Efficient hybrid ann-accelerated two-stage implicit schemes for fractional differential equations

Abstract

This paper introduces a hybrid two-stage implicit scheme for efficiently solving fractional differential equations, with particular emphasis on fractional initial value problems formulated using the Caputo derivative. Classical numerical approaches to fractional differential equations often encounter challenges related to stability, convergence rate, and memory efficiency. To overcome these limitations, we propose a new discretization framework that directly embeds nonlinear source terms into the time-stepping process, thereby enhancing both stability and accuracy.

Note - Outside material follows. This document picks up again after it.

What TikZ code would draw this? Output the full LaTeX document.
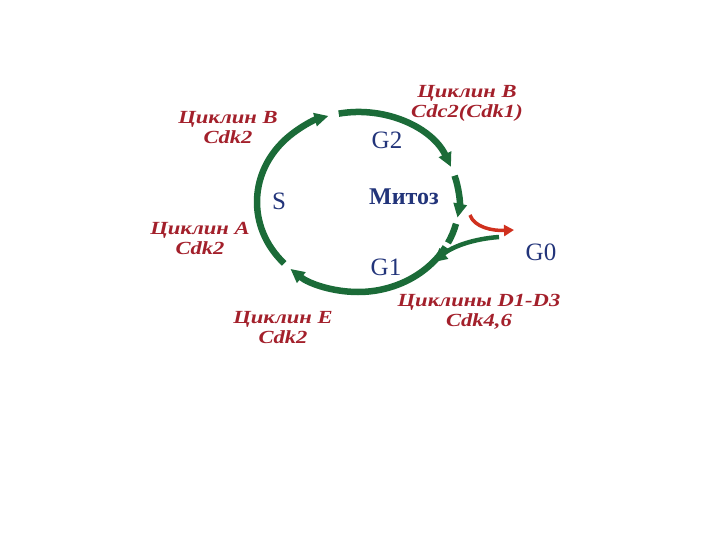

Our method embeds nonlinear source terms directly into the time-stepping process, enhancing stability and accuracy. Nonlinear systems are efficiently solved using a parallel iterative algorithm with adaptive convergence control, yielding up to 35–50% faster convergence compared with conventional solvers. A rigorous theoretical analysis establishes the scheme’s convergence, stability, and consistency, extending earlier proofs to a broader class of fractional systems. Extensive numerical experiments on benchmark fractional problems confirm that the hybrid approach achieves markedly lower local and global errors, broader stability regions, and substantial reductions in computational time and memory usage compared with existing implicit methods. The results demonstrate that the proposed framework offers a robust, accurate, and scalable solution for nonlinear fractional simulations.